» **EXERCISE BRIEF**:
Extract only the lines running from the top of the entries to the line that holds "bg = '#E9ECEC'". Include that line and omit the pictures.

» **DATA FOR THE TASK**:
══════════════════════════════

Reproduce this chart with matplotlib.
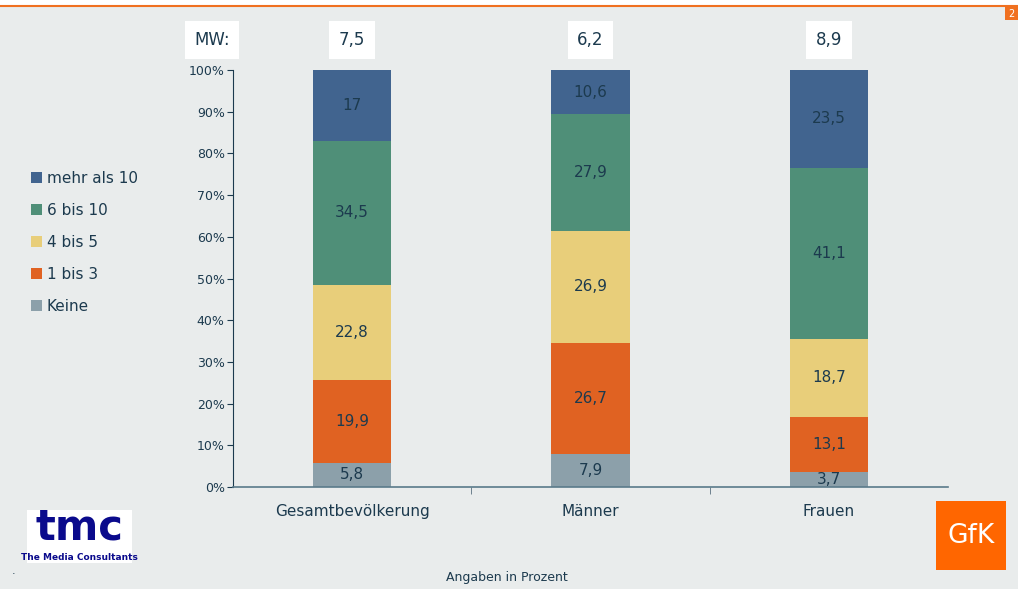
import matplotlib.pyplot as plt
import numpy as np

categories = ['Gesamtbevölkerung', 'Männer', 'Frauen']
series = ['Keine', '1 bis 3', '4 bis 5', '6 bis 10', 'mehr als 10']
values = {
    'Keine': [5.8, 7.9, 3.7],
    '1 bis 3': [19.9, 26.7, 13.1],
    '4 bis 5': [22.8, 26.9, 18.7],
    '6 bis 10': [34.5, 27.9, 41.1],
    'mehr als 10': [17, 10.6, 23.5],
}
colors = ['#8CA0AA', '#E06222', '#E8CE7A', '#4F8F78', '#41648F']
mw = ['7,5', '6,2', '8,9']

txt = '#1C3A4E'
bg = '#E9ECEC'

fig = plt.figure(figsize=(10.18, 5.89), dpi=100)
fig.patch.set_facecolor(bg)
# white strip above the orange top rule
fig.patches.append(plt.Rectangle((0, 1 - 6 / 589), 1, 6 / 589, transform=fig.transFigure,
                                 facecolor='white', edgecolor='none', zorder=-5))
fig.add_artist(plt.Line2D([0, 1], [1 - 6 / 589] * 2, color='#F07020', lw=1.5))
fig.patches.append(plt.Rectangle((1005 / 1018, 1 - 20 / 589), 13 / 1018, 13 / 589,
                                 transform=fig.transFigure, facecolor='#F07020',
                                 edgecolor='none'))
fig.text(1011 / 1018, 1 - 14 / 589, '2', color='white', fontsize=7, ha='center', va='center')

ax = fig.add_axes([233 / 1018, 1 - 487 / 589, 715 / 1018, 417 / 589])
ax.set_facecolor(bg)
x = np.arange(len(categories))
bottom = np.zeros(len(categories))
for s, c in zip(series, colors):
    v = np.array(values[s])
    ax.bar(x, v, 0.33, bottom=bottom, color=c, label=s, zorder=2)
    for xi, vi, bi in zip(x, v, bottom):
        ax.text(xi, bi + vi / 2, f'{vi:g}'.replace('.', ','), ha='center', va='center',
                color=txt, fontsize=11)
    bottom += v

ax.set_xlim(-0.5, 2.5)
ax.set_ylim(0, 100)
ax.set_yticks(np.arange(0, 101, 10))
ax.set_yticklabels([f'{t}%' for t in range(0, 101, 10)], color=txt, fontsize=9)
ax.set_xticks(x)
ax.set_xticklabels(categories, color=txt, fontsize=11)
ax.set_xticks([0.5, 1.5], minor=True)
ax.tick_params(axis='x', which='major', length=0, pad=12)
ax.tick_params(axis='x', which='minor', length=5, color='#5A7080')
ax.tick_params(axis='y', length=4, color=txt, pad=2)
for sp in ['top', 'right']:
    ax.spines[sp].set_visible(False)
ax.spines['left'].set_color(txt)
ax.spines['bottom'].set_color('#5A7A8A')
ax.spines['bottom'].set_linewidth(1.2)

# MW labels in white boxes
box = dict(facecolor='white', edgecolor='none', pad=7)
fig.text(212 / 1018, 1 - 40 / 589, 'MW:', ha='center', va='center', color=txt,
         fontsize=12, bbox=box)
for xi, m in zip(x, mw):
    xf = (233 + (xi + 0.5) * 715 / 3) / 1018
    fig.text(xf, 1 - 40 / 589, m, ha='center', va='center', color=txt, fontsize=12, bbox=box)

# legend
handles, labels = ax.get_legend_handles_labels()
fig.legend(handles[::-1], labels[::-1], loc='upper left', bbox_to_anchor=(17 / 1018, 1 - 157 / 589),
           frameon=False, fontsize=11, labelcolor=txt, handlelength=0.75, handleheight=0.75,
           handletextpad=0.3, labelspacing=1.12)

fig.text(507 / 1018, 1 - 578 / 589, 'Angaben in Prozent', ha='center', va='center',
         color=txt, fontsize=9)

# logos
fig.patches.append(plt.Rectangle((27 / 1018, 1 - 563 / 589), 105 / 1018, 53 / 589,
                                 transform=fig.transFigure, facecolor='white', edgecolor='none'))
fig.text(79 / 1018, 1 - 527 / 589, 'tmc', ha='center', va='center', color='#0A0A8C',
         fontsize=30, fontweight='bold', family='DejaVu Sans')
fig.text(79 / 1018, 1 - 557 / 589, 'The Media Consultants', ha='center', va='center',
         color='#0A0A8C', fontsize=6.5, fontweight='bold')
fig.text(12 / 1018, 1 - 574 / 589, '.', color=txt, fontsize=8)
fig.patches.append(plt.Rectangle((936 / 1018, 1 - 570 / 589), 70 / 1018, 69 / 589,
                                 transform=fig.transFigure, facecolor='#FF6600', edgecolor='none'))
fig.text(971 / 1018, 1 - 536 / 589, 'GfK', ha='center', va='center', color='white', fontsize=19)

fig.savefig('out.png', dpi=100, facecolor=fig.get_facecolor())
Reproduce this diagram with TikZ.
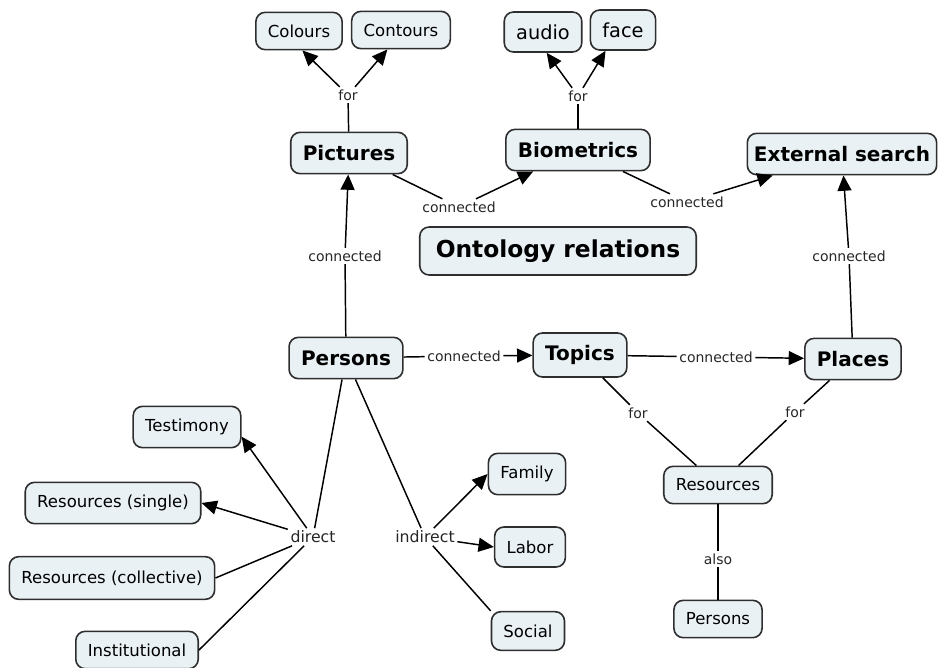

══════════════════════════════

» **RESPONSE**:
Reproduce this chart with matplotlib.
import matplotlib.pyplot as plt
import numpy as np

categories = ['Gesamtbevölkerung', 'Männer', 'Frauen']
series = ['Keine', '1 bis 3', '4 bis 5', '6 bis 10', 'mehr als 10']
values = {
    'Keine': [5.8, 7.9, 3.7],
    '1 bis 3': [19.9, 26.7, 13.1],
    '4 bis 5': [22.8, 26.9, 18.7],
    '6 bis 10': [34.5, 27.9, 41.1],
    'mehr als 10': [17, 10.6, 23.5],
}
colors = ['#8CA0AA', '#E06222', '#E8CE7A', '#4F8F78', '#41648F']
mw = ['7,5', '6,2', '8,9']

txt = '#1C3A4E'
bg = '#E9ECEC'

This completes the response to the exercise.